Para a docente, se descortinam múltiplas possibilidades de desenvolvimento de novos produtos e novos materiais, embora reconheça que vários problemas precisam ser resolvidos ainda e, para tanto, desenvolvem-se pesquisas envolvendo cada vez maior número de grupos em todo o mundo: "Tenho participado de todos os congressos sobre o assunto, desde o primeiro, em 1982, que se realizam a cada dois anos. Naquele ano, não mais que 30 pessoas ocupavam uma sala. No último, foram apresentados mais de 800 trabalhos, o que evidencia o desenvolvimento que o processo de tixoconformação vem adquirindo".
O que é
A tixoconformação não mais é que a conformação a partir da liga metálica a partir de um estado semi-sólido particular, chamada pasta tixotrópica. Essa pasta é constituída de uma mistura de sólido e de líquido do mesmo material e obtida de forma controlada. O novo material, além de apresentar uma pequena quantidade de líquido, difere do convencional por apresentar sólido globular.

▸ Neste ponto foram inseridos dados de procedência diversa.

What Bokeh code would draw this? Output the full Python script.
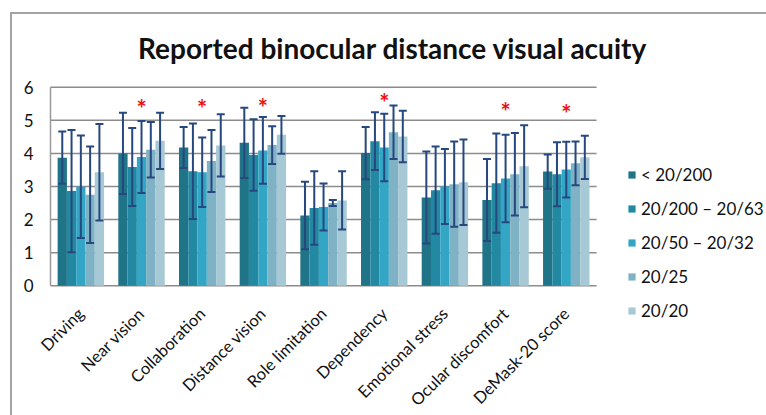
from math import pi

from bokeh.plotting import figure
from bokeh.models import (ColumnDataSource, Range1d, Whisker, TeeHead,
                          Legend, LegendItem, Label, InlineStyleSheet)
from bokeh.core.properties import value
from bokeh.embed import file_html
from bokeh.resources import INLINE

# Subscales of the questionnaire (x categories)
categories = ["Driving", "Near vision", "Collaboration", "Distance vision",
              "Role limitation", "Dependency", "Emotional stress",
              "Ocular discomfort", "DeMask-20 score"]

# Visual acuity groups (series)
groups = ["< 20/200", "20/200 \u2013 20/63", "20/50 \u2013 20/32", "20/25", "20/20"]

# Mean scores per group, one value per category
mean_lt_20_200 = [3.87, 4.00, 4.18, 4.32, 2.12, 4.01, 2.67, 2.59, 3.45]
mean_20_200_63 = [2.86, 3.59, 3.46, 3.95, 2.35, 4.37, 2.89, 3.10, 3.37]
mean_20_50_32 = [2.99, 3.89, 3.43, 4.09, 2.38, 4.18, 3.00, 3.24, 3.51]
mean_20_25 = [2.75, 4.11, 3.77, 4.25, 2.50, 4.64, 3.07, 3.37, 3.70]
mean_20_20 = [3.43, 4.38, 4.24, 4.56, 2.58, 4.51, 3.13, 3.61, 3.88]

# Standard deviations (error bars)
sd_lt_20_200 = [0.79, 1.23, 0.62, 1.06, 1.02, 0.79, 1.39, 1.24, 0.52]
sd_20_200_63 = [1.85, 1.18, 1.44, 1.08, 1.11, 0.87, 1.32, 1.50, 0.97]
sd_20_50_32 = [1.55, 1.09, 1.05, 1.01, 0.71, 1.02, 1.13, 1.32, 0.84]
sd_20_25 = [1.46, 0.84, 0.94, 0.57, 0.09, 0.81, 1.29, 1.25, 0.66]
sd_20_20 = [1.46, 0.85, 0.94, 0.57, 0.88, 0.78, 1.29, 1.24, 0.65]

# Categories with a significant group difference, and the height of the marker
significant = ["Near vision", "Collaboration", "Distance vision",
               "Dependency", "Ocular discomfort", "DeMask-20 score"]
significant_y = [5.47, 5.47, 5.50, 5.65, 5.40, 5.33]

y_ticks = [0, 1, 2, 3, 4, 5, 6]
y_tick_labels = ["0", "1", "2", "3", "4", "5", "6"]

means = [mean_lt_20_200, mean_20_200_63, mean_20_50_32, mean_20_25, mean_20_20]
sds = [sd_lt_20_200, sd_20_200_63, sd_20_50_32, sd_20_25, sd_20_20]
colors = ["#1f7488", "#2389a3", "#33a6c6", "#7eb2c4", "#a7c9d5"]

FONT = "Lato"
TEXT = "#111111"
bar_w = 0.153
n = len(categories)

# thin grey frame around the whole chart area (left and top edges)
frame_css = InlineStyleSheet(css="""
:host { position: relative; }
:host::after {
  content: ""; position: absolute; left: 10px; top: 12px; right: -4px; bottom: -4px;
  border-left: 2px solid #a3a3a3; border-top: 2px solid #a3a3a3;
  pointer-events: none;
}
""")

# The plotting frame covers the whole canvas, so the title, legend, value
# labels and rotated category names all live inside it.
p = figure(width=766, height=415, output_backend="svg", toolbar_location=None,
           x_range=Range1d(-0.824, 11.8), y_range=Range1d(-3.92, 8.62),
           min_border=0, outline_line_color=None, title=None,
           x_axis_type=None, y_axis_type=None, stylesheets=[frame_css])
p.background_fill_color = "white"
p.border_fill_color = "white"
p.grid.visible = False

# horizontal grid lines across the category span, and the value axis line
p.segment(x0=[0] * len(y_ticks), x1=[n] * len(y_ticks), y0=y_ticks, y1=y_ticks,
          line_color="#8c8c8c", line_width=1.5)
p.segment(x0=[0], x1=[0], y0=[min(y_ticks)], y1=[max(y_ticks)],
          line_color="#9a9a9a", line_width=1.5)

# value tick labels
p.text(x=[0] * len(y_ticks), y=y_ticks, text=y_tick_labels, x_offset=-17,
       text_align="right", text_baseline="middle",
       text_font=value(FONT), text_font_size="17px", text_color=TEXT)

items = []
for j, (name, m, s, c) in enumerate(zip(groups, means, sds, colors)):
    xs = [i + 0.5 + (j - 2) * bar_w for i in range(n)]
    src = ColumnDataSource(dict(x=xs, top=m,
                                upper=[a + b for a, b in zip(m, s)],
                                lower=[a - b for a, b in zip(m, s)]))
    r = p.vbar(x="x", top="top", bottom=0, width=bar_w, source=src,
               fill_color=c, line_color=None)
    items.append(LegendItem(label=name, renderers=[r]))
    w = Whisker(base="x", upper="upper", lower="lower", source=src,
                line_color="#27477f", line_width=2, level="annotation",
                upper_head=TeeHead(size=8, line_color="#27477f", line_width=2),
                lower_head=TeeHead(size=8, line_color="#27477f", line_width=2))
    p.add_layout(w)

# significance markers
sig_src = ColumnDataSource(dict(x=[categories.index(c) + 0.5 for c in significant],
                                y=significant_y, t=["*"] * len(significant)))
p.text(x="x", y="y", text="t", source=sig_src, text_color="#ee1111",
       text_font=value(FONT), text_font_style="bold", text_font_size="24px",
       text_align="center", text_baseline="middle", y_offset=4)

# rotated category names under the bars
cat_src = ColumnDataSource(dict(x=[i + 0.5 for i in range(n)], y=[0] * n, t=categories))
p.text(x="x", y="y", text="t", source=cat_src, angle=pi / 4,
       text_align="right", text_baseline="middle", x_offset=0, y_offset=25,
       text_font=value(FONT), text_font_size="16.5px", text_color=TEXT)

legend = Legend(items=items, location=(627, 94), padding=0, margin=0,
                glyph_width=9, glyph_height=9, label_height=20, spacing=13,
                label_standoff=5, border_line_color=None, background_fill_alpha=0,
                label_text_font=FONT, label_text_font_size="17px",
                label_text_color=TEXT)
p.add_layout(legend, "center")

title = Label(x=5.64, y=7.17, text="Reported binocular distance visual acuity",
              text_font=FONT, text_font_style="bold", text_font_size="28px",
              text_align="center", text_baseline="middle", text_color=TEXT)
p.add_layout(title)

open("out.html", "w").write(file_html(p, INLINE))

As ligas convencionais têm uma estrutura dendrítica, semelhante aos galhos de uma árvore, o que lhe confere interstícios entre ramos, característica para cada liga e dependente de sua composição. A pasta não é dentrítica e sim constituída de estruturas redondas, globulares, envolvidas pelo líquido e presas entre si. Sob pressão, relativamente pequena, sete ou oito vezes menor que a utilizada nas ligas convencionais, consegue-se fazer escorregar os glóbulos para dentro dos moldes. Com o controle térmico é possível atingir determinadas estruturas desejadas, às quais estão associadas certas propriedades mecânicas e outras relacionadas à corrosão, à fadiga, à dureza, etc. A professora Maria Helena conclui: "O nosso trabalho de pesquisa consiste em desenvolver os processos de obtenção da liga metálica pastosa, aplicá-la para a fabricação de componentes e estudar suas propriedades físicas e mecânicas. Com isso, fechamos o ciclo".